Wednesday, September 06, 2006

Human rights or political gamesmanship?

A recent article, "'Human rights abuse and other criminal violations in Port-au-Prince, Haiti: a random survey of households," by Athena R Kolbe and Royce A Hutson, published in The Lancet, Volume 368, Number 9538, 02 September 2006, appears to be the latest salvo in campaign to keep some Haitian politicians from being held to account for the abuses they committed against the people of Haiti.

While no one disputes the fact that human rights abuses took place during the 2004-2006 interim government in Haiti (in fact I personally lost several friends during this period), many of us who follow the country closely have reason to believe that this report was in fact composed as part of an ongoing attempt to rehabilitate the public image of former President Jean-Bertrand Aristide and his political party, Fanmi Lavalas. There is compelling evidence to suggest that the coordinator of the research, and one of the two authors of the Lancet article, Athena Kolbe, is in fact a pro-Fanmi Lavalas journalist who goes by the name Lyn Duff. At the end of the article "We Won't Be Peaceful and Let Them Kill Us Any Longer" - Interview with Haitian Activist Rosean Baptiste, interviewed by Lyn Duff, 4 November 2005, San Francisco Bay View, there is an email link to the author: Email Lyn at athenadk@aol.com.

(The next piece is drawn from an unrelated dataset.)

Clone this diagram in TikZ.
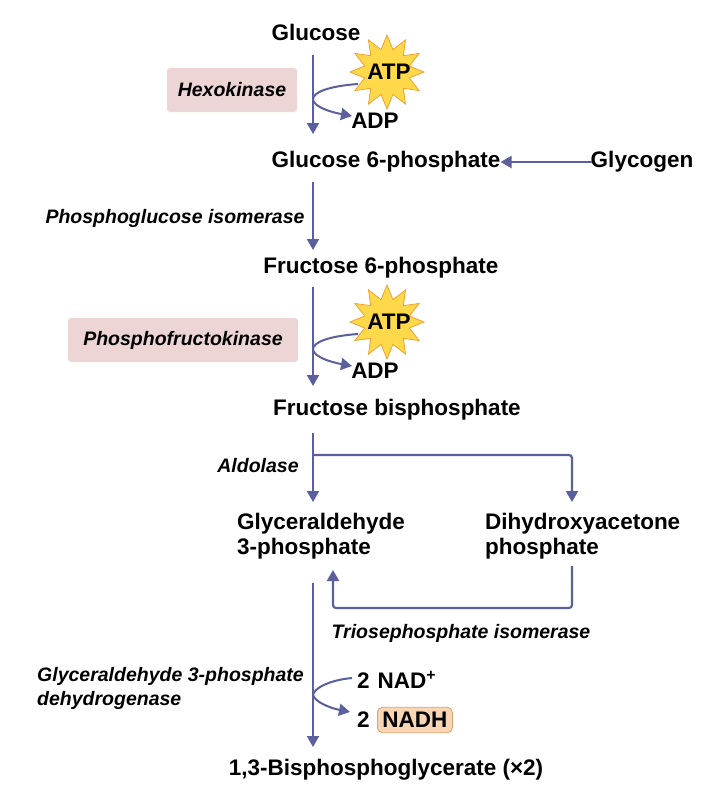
\documentclass[tikz,border=0pt]{standalone}
\usepackage{fontspec}
\setmainfont{Liberation Sans}
\usetikzlibrary{shapes.misc,shapes.geometric,arrows.meta}
\definecolor{arr}{HTML}{5B5F9C}
\definecolor{pinkbox}{HTML}{EDD5D5}
\definecolor{nadhbox}{HTML}{F8D5B3}
\definecolor{nadhline}{HTML}{D9A273}
\definecolor{staryel}{HTML}{FFD94A}
\definecolor{starline}{HTML}{F0A030}
\begin{document}
\begin{tikzpicture}[x=1pt,y=-1pt,
  lab/.style={font=\fontsize{22.5}{25}\selectfont\bfseries,inner sep=0pt},
  enz/.style={font=\fontsize{19.5}{24}\selectfont\bfseries\itshape,inner sep=0pt},
  flow/.style={draw=arr,line width=2.2pt,-{Triangle[length=11pt,width=12pt]}},
  side/.style={draw=arr,line width=2pt,-{Triangle[length=11pt,width=12pt]}},
  ebox/.style={fill=pinkbox,rounded corners=3pt},
  burst/.style={star,star points=12,star point ratio=1.6,minimum size=74pt,fill=staryel,draw=starline,line width=0.8pt,inner sep=0pt}]
\useasboundingbox (0,0) rectangle (718,790);
% nodes
\node[lab] (glc) at (316,32) {Glucose};
\node[ebox,minimum width=130pt,minimum height=44pt] (hkbox) at (232,90) {};
\node[enz] (hk) at (232,90) {Hexokinase};
\node[burst] (s1) at (387,72) {};
\node[lab] (atp1) at (389,72) {ATP};
\node[lab] (adp1) at (375,121) {ADP};
\node[lab] (g6p) at (386,162) {Glucose 6-phosphate};
\node[lab] (gly) at (642,162) {Glycogen};
\node[enz] (pgi) at (175,218) {Phosphoglucose isomerase};
\node[lab] (f6p) at (381,268) {Fructose 6-phosphate};
\node[ebox,minimum width=230pt,minimum height=44pt] (pfkbox) at (183,340) {};
\node[enz] (pfk) at (183,340) {Phosphofructokinase};
\node[burst] (s2) at (387,322) {};
\node[lab] (atp2) at (389,322) {ATP};
\node[lab] (adp2) at (375,371) {ADP};
\node[lab] (fbp) at (397,410) {Fructose bisphosphate};
\node[enz] (ald) at (258,466) {Aldolase};
\node[lab,align=left,anchor=west] (gap) at (237,536) {Glyceraldehyde\\3-phosphate};
\node[lab,align=left,anchor=west] (dhap) at (485,536) {Dihydroxyacetone\\phosphate};
\node[enz] (tpi) at (461,633) {Triosephosphate isomerase};
\node[enz,align=left,anchor=west] (gapdh) at (37,688) {Glyceraldehyde 3-phosphate\\dehydrogenase};
\node[lab,anchor=west] (nad) at (357,680) {2\hspace{8pt}NAD\textsuperscript{+}};
\node[lab,anchor=west] (two) at (357,720) {2};
\node[lab,anchor=west,fill=nadhbox,draw=nadhline,line width=0.8pt,rounded corners=5pt,inner xsep=5pt,inner ysep=5pt] (nadh) at (377,720) {NADH};
\node[lab] (bpg) at (386,770) {1,3-Bisphosphoglycerate (×2)};
% coordinates
\coordinate (a1s) at (313,55); \coordinate (a1e) at (313,134);
\coordinate (a2s) at (313,182); \coordinate (a2e) at (313,250);
\coordinate (a3s) at (313,287); \coordinate (a3e) at (313,386);
\coordinate (a4s) at (313,433); \coordinate (a4e) at (313,502);
\coordinate (a5s) at (313,583); \coordinate (a5e) at (313,747);
\coordinate (gs) at (592,162);
% arrows
\draw[flow] (a1s) -- (a1e);
\draw[side] (358,84) .. controls (330,86) and (312,92) .. (313,100) .. controls (315,107) and (330,112) .. (352,116);
\draw[flow] (gs) -- (g6p.east);
\draw[flow] (a2s) -- (a2e);
\draw[flow] (a3s) -- (a3e);
\draw[side] (358,334) .. controls (330,336) and (312,342) .. (313,350) .. controls (315,357) and (330,362) .. (352,366);
\draw[flow] (a4s) -- (a4e);
\draw[draw=arr,line width=2.2pt,-{Triangle[length=11pt,width=12pt]},rounded corners=3pt] (313,455) -- (572,455) -- (572,502);
\draw[draw=arr,line width=2.2pt,-{Triangle[length=11pt,width=12pt]},rounded corners=3pt] (572,566) -- (572,608) -- (333,608) -- (333,570);
\draw[flow] (a5s) -- (a5e);
\draw[side] (352,678) .. controls (330,680) and (314,688) .. (313,695) .. controls (315,702) and (330,708) .. (350,712);
\end{tikzpicture}
\end{document}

Lyn Duff is described as "a friend of Aristide" in Justin Felux's article, 'Debunking the Media's Lies about President Aristide', published by Dissident Voice on 14 March 2004, and worked with Aristide's Lafanmi Selavi center for street children, which was one of the centers for arming and organizing the gangs who terrorized Port-au-Prince during his tenure (I had several gang-leader friends who passed through there). All of this naturally begs the question of how Kolbe/Duff's "research" into the issue of human rights violations and the perpetrators be regarded as objective when she herself states that for three and half years she was an Aristide employee, who states that her sympathies are solidly with Haiti's disgraced former president and his party. The Lancet report states that no murders or rapes were committed by Lavalas partisans during the past two years, a statement that, given Haiti's climate of partisan violence, beggars belief and flies in the face of eyewitness testimony many journalists have collected.

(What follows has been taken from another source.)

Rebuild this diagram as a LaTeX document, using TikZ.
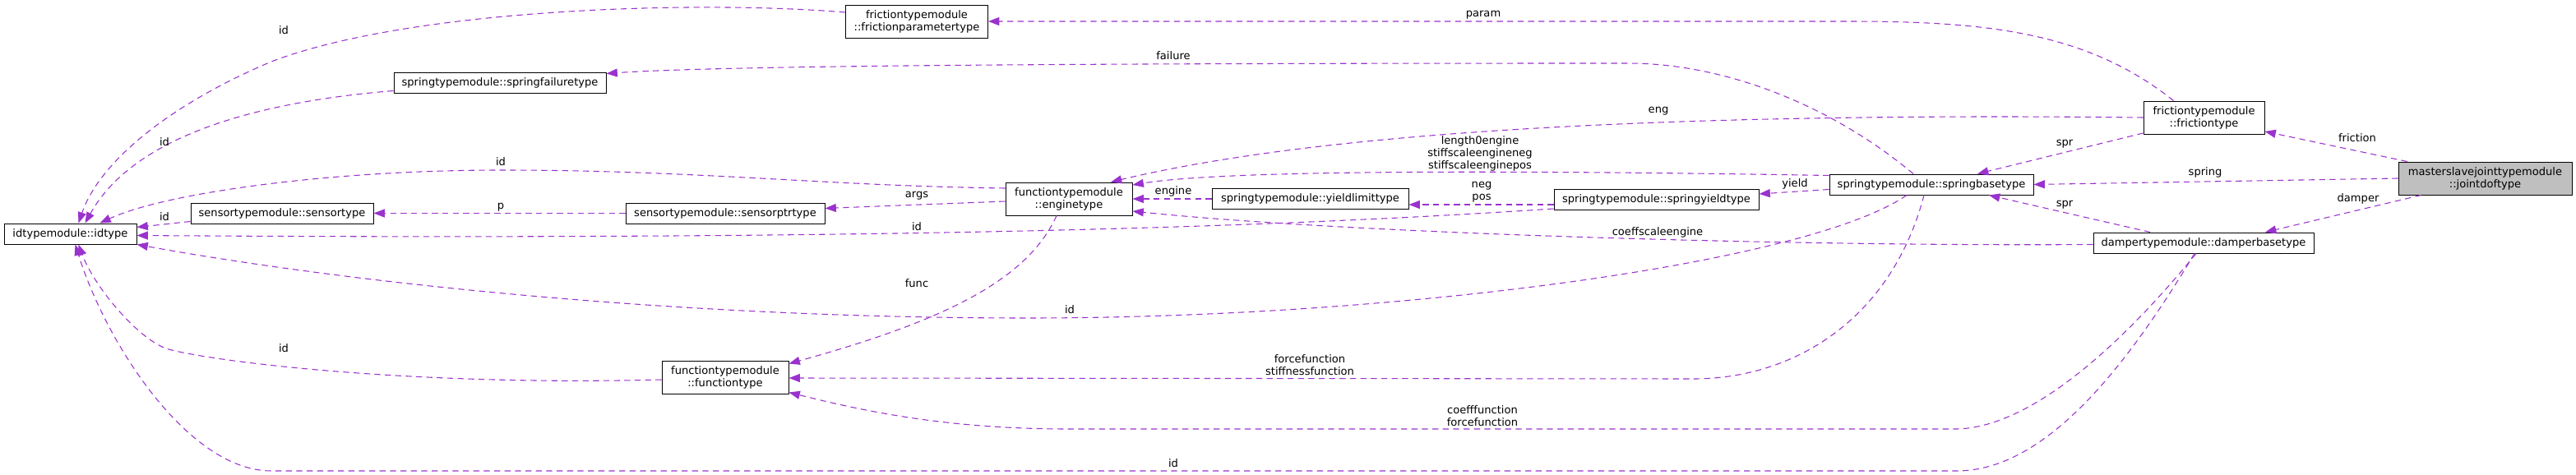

At a press conference I attended at the outset of 2002 held by several armed pro-Lavalas militant factions from Cite Soleil held at the Centrale Autonome des Travailleurs Haitians (CATH) hall in downtown Port-au-Prince, (sponsored and attended by such Cite Soleil notables as Amaral Duclona, James "Billy" Petit-Frere, Rosemond Titus and others), many women there described how they were repeatedly gang raped by gang members in the neighborhood. As the militants sponsoring the conference were closely affiliated with the Fanmi Lavalas party, it followed suit that those victimizing the women in those zones often were not. Given the factional fighting among the gangs, these did not always hold true, though. Later, some of the pro-Lavalas gangs, especially that commanded by Dread Wilme, became notorious for using rape as an instrument of terror.

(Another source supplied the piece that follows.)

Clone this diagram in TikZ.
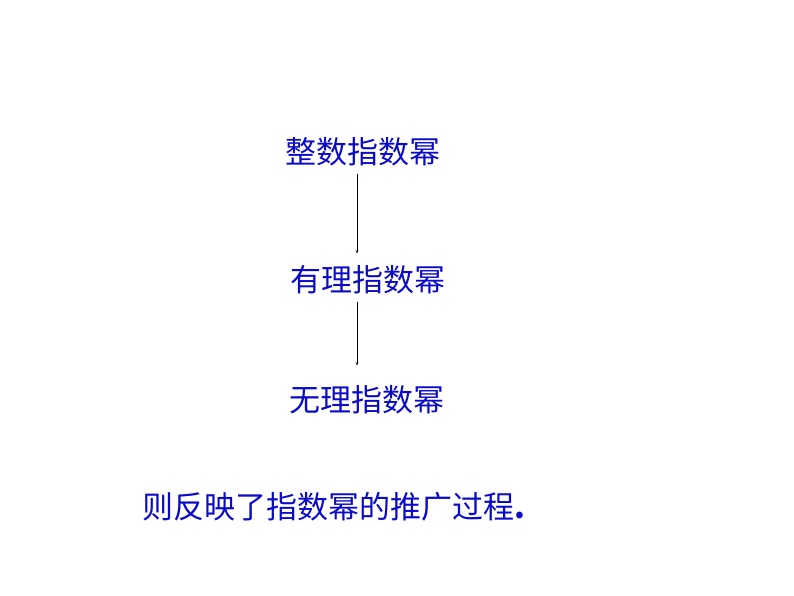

As some of the ghastly rapes carried out in Saint Marc in February 2004, including one by a gang lead by Ronald "Black Ronald" Dauphin in the ruins of the city's burned-out commissariat, were carried out in full view of the CIMO and Unite de Securite de la Garde du Palais National d'Haiti forces in the city - who at the time were reporting directly (and hourly) to Aristide's National Palace - one must ponder whether these sexual assaults were happening with government sanction. There are many survivors who can attest to this.

I can recall policeman Jean "Grenn Sonnen" René Anthony, who operated under commissar Emmanuel Mompremier at the Delmas 33 precinct as a torturer and executioner during Aristide's tenure in office before linking up with Rémissainthe Ravix to engage in freelance banditry after Aristide's ouster, went on Haitian radio in early 2005 (I forget which station) to say that he was going to rape and murder PNH spokeswoman Gessy Coicou. I remember being stunned that any station would carry such a declaration.

Rape, unfortunately, appears to be looked upon as just another weapon in the arsenal of some of Haiti's politicians by which they can crush opposition to them and whatever designs they may have on power. It is high time that it be denounced without regards to who is committing it, and that foreign lawyers, journalists, researchers and others stop attempting to shield the guilty from having to answer for their crimes.